Your instructions: Exclude the pictures and return every line exactly as written.

Information provided:
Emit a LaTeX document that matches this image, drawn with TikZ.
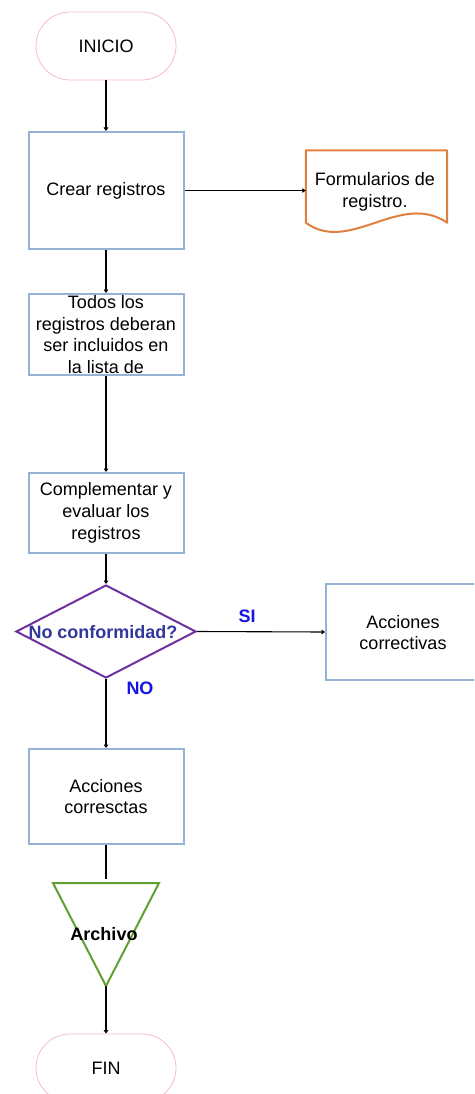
\documentclass[tikz,border=0pt]{standalone}
\usepackage{fontspec}
\setmainfont{Liberation Sans}
\usetikzlibrary{shapes.geometric,arrows.meta,calc}

\definecolor{boxblue}{HTML}{95B3D7}
\definecolor{termpink}{HTML}{F5B8D6}
\definecolor{docorange}{HTML}{E0803F}
\definecolor{decpurple}{HTML}{7030A0}
\definecolor{dectext}{HTML}{33379C}
\definecolor{labelblue}{HTML}{1414E6}
\definecolor{archgreen}{HTML}{5FA030}

\begin{document}
\begin{tikzpicture}[x=1pt,y=-1pt,
  every node/.style={font=\fontsize{18}{21.7}\selectfont, inner sep=0pt, align=center},
  terminal/.style={draw=termpink, line width=0.8pt, rounded corners=34pt,
    minimum width=140pt, minimum height=68pt},
  procbox/.style={draw=boxblue, line width=2pt, minimum width=155pt},
  conn/.style={line width=1.1pt, -{Triangle[length=3.5pt,width=4.5pt]}},
  plain/.style={line width=1.1pt},
  yesno/.style={text=labelblue, font=\fontsize{18}{21.7}\selectfont\bfseries}]

\useasboundingbox (0,0) rectangle (474,1094);
\clip (0,0) rectangle (474,1094);

% main column
\node[terminal] (ini) at (106,46) {INICIO};
\node[procbox, minimum height=117pt] (crear) at (106,190.5) {Crear registros};
\node[procbox, minimum height=81pt] (todos) at (106,334.5)
  {Todos los\\registros deberan\\ser incluidos en\\la lista de};
\node[procbox, minimum height=80pt] (comp) at (106,513)
  {Complementar y\\evaluar los\\registros};
\node[diamond, draw=decpurple, line width=2pt, minimum width=180pt,
  minimum height=93pt] (dec) at (106,631.5) {};
\node[text=dectext, font=\fontsize{18}{21.7}\selectfont\bfseries] (dectxt) at (103,632) {No conformidad?};
\node[procbox, minimum height=95pt] (correctas) at (106,796.5) {Acciones\\corresctas};

% archive triangle
\coordinate (archtl) at (53,883);
\coordinate (archtr) at (159,883);
\coordinate (archtop) at (106,883);
\coordinate (archtip) at (106,986);
\draw[archgreen, line width=2pt, line join=miter] (archtl) -- (archtr) -- (archtip) -- cycle;
\node[font=\fontsize{18}{21.7}\selectfont\bfseries] (arch) at (104,934) {Archivo};

\node[terminal] (fin) at (106,1068) {FIN};

% side branch
\node[minimum width=141pt, minimum height=72pt] (doc) at (376.5,186.5) {};
\draw[docorange, line width=2pt, line join=round]
  (doc.south west) -- (doc.north west) -- (doc.north east) -- (doc.south east)
  .. controls ($(doc.south east)+(-47,-32)$) and ($(doc.south west)+(44,32)$) .. (doc.south west) -- cycle;
\node (doctxt) at (375,192) {Formularios de\\registro.};

\node[procbox, minimum width=150pt, minimum height=96pt] (correctivas) at (401,632) {};
\node (corrtxt) at (403,632.5) {Acciones\\correctivas};

% connectors
\draw[conn] (ini) -- (crear);
\draw[conn] (crear.east) -- (crear.east -| doc.west);
\draw[conn] (crear) -- (todos);
\draw[conn] (todos) -- (comp);
\draw[conn] (comp.south) -- (dec.north);
\draw[conn] (dec.east) -- (correctivas.west);
\draw[conn] (dec.south) -- (correctas.north);
\draw[plain] (correctas.south) -- ($(archtop)+(0,-4)$);
\draw[conn] (archtip) -- (fin.north);

% branch labels
\node[yesno] (si) at (247,616) {SI};
\node[yesno] (no) at (140,688) {NO};
\end{tikzpicture}
\end{document}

Written response:
Emit a LaTeX document that matches this image, drawn with TikZ.
\documentclass[tikz,border=0pt]{standalone}
\usepackage{fontspec}
\setmainfont{Liberation Sans}
\usetikzlibrary{shapes.geometric,arrows.meta,calc}

\definecolor{boxblue}{HTML}{95B3D7}
\definecolor{termpink}{HTML}{F5B8D6}
\definecolor{docorange}{HTML}{E0803F}
\definecolor{decpurple}{HTML}{7030A0}
\definecolor{dectext}{HTML}{33379C}
\definecolor{labelblue}{HTML}{1414E6}
\definecolor{archgreen}{HTML}{5FA030}

\begin{document}
\begin{tikzpicture}[x=1pt,y=-1pt,
  every node/.style={font=\fontsize{18}{21.7}\selectfont, inner sep=0pt, align=center},
  terminal/.style={draw=termpink, line width=0.8pt, rounded corners=34pt,
    minimum width=140pt, minimum height=68pt},
  procbox/.style={draw=boxblue, line width=2pt, minimum width=155pt},
  conn/.style={line width=1.1pt, -{Triangle[length=3.5pt,width=4.5pt]}},
  plain/.style={line width=1.1pt},
  yesno/.style={text=labelblue, font=\fontsize{18}{21.7}\selectfont\bfseries}]

\useasboundingbox (0,0) rectangle (474,1094);
\clip (0,0) rectangle (474,1094);

% main column
\node[terminal] (ini) at (106,46) {INICIO};
\node[procbox, minimum height=117pt] (crear) at (106,190.5) {Crear registros};
\node[procbox, minimum height=81pt] (todos) at (106,334.5)
  {Todos los\\registros deberan\\ser incluidos en\\la lista de};
\node[procbox, minimum height=80pt] (comp) at (106,513)
  {Complementar y\\evaluar los\\registros};
\node[diamond, draw=decpurple, line width=2pt, minimum width=180pt,
  minimum height=93pt] (dec) at (106,631.5) {};
\node[text=dectext, font=\fontsize{18}{21.7}\selectfont\bfseries] (dectxt) at (103,632) {No conformidad?};
\node[procbox, minimum height=95pt] (correctas) at (106,796.5) {Acciones\\corresctas};

% archive triangle
\coordinate (archtl) at (53,883);
\coordinate (archtr) at (159,883);
\coordinate (archtop) at (106,883);
\coordinate (archtip) at (106,986);
\draw[archgreen, line width=2pt, line join=miter] (archtl) -- (archtr) -- (archtip) -- cycle;
\node[font=\fontsize{18}{21.7}\selectfont\bfseries] (arch) at (104,934) {Archivo};

\node[terminal] (fin) at (106,1068) {FIN};

% side branch
\node[minimum width=141pt, minimum height=72pt] (doc) at (376.5,186.5) {};
\draw[docorange, line width=2pt, line join=round]
  (doc.south west) -- (doc.north west) -- (doc.north east) -- (doc.south east)
  .. controls ($(doc.south east)+(-47,-32)$) and ($(doc.south west)+(44,32)$) .. (doc.south west) -- cycle;
\node (doctxt) at (375,192) {Formularios de\\registro.};

\node[procbox, minimum width=150pt, minimum height=96pt] (correctivas) at (401,632) {};
\node (corrtxt) at (403,632.5) {Acciones\\correctivas};

% connectors
\draw[conn] (ini) -- (crear);
\draw[conn] (crear.east) -- (crear.east -| doc.west);
\draw[conn] (crear) -- (todos);
\draw[conn] (todos) -- (comp);
\draw[conn] (comp.south) -- (dec.north);
\draw[conn] (dec.east) -- (correctivas.west);
\draw[conn] (dec.south) -- (correctas.north);
\draw[plain] (correctas.south) -- ($(archtop)+(0,-4)$);
\draw[conn] (archtip) -- (fin.north);

% branch labels
\node[yesno] (si) at (247,616) {SI};
\node[yesno] (no) at (140,688) {NO};
\end{tikzpicture}
\end{document}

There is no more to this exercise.